In a recent meta-analysis of ceramics in lumbar spine fusion, the overall fusion rate for all ceramic products used as bone graft extenders in the lumbar spine was 86.4 percent. When ceramics were used in combination with local autograft, fusion rates were significantly higher compared with all other extenders. Bone marrow aspirate and platelet concentrates, on the other hand, resulted in significantly lower fusion rates.
As an injectable cement, calcium sulfate has been used to treat tibial plateau fractures, metaphyseal fracture defects, osteonecrosis of the femoral head, and benign bone lesions.
The last few years have seen an increased use of allogenic bone grafts containing live mesenchymal stem cells (MSCs), also known as cellular bone matrices (CBMs).

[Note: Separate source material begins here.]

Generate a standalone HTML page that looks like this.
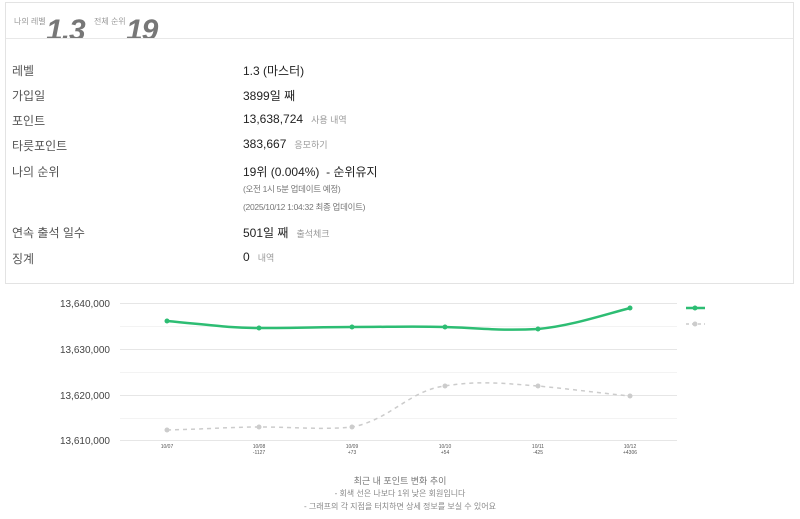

In the skeletal system, MSCs are the osteogenic cells required for bone repair, remodeling, and maturation. The currently marketed CBMs bypass the U.S. Food and Drug Administration’s (FDA) premarket review process by claiming to meet FDA criteria under Section 361, 21 CFR Part 1271. (Briefly, the cellular product must be no more than minimally manipulated, must be intended for homologous use, must not be combined with another article, must not have a systemic effect, and must not be dependent on the metabolic activity of living cells for its primary function.) As a result, they are not required to undergo clinical trials to establish their safety.
The price for CBMs is comparable with, or exceeds, the price of rhBMP-2. Prospective, non-industry–sponsored studies involving CBMs have not been conducted, and concerns about both safety and efficacy have been voiced.
A plethora of options for bone graft materials exist. Although the most data regarding outcomes pertain to iliac crest autograft, the morbidity of harvesting autograft is a consideration. Allograft continues to be used in abundance. Use of demineralized bone matrices, ceramics, and cellular bone matrices is increasing, but well-designed prospective studies regarding these materials is lacking. The onus remains on healthcare providers to understand the current data and provide patients with appropriate bone graft options for their particular needs.
Ivan Cheng, MD, is an associate professor in orthopaedic surgery at the Stanford University Medical School. Stuart B. Goodman, MD, PhD, chairs the AAOS Biological Implants Committee and is a professor of orthopaedic surgery and bioengineering at Stanford. Philipp Leucht, MD, is a member of the AAOS Biological Implants Committee and is an assistant professor at New York University Hospital for Joint Diseases.
Disclosure information: Dr. Cheng—Nuvasive, Bioventus, Globus Medical, Stryker, Spinal Cyte, Spine Wave, Spine, The Spine Journal, Cervical Spine Research Society; Dr. Goodman—Integra, Accelalox, Biomimedica, DJO, Baxter, National Institutes of Health, Musculoskeletal Tumor Foundation, Coulter Foundation, Clinical Orthopaedics and Related Research, Journal of Orthopaedic Research, Biomaterials, Journal of Arthroplasty, Journal of Biomedical Material Research, Open Orthopaedics Journal, Orthopedics, Society For Biomaterials; Dr. Leucht—no conflicts.
Bottom Line
- The YODA research has determined that the use of rhBMP-2 offers no significant advantage over the use of iliac crest bone graft.
- Alternatives to the use of rhBMP-2 include allografts, autografts, demineralized bone matrix, ceramics, calcium sulfate cement, and cellular bone matrices.
- Orthopaedic surgeons need to understand all bone graft options and to present patients with these options, including the optimal one for their particular circumstances.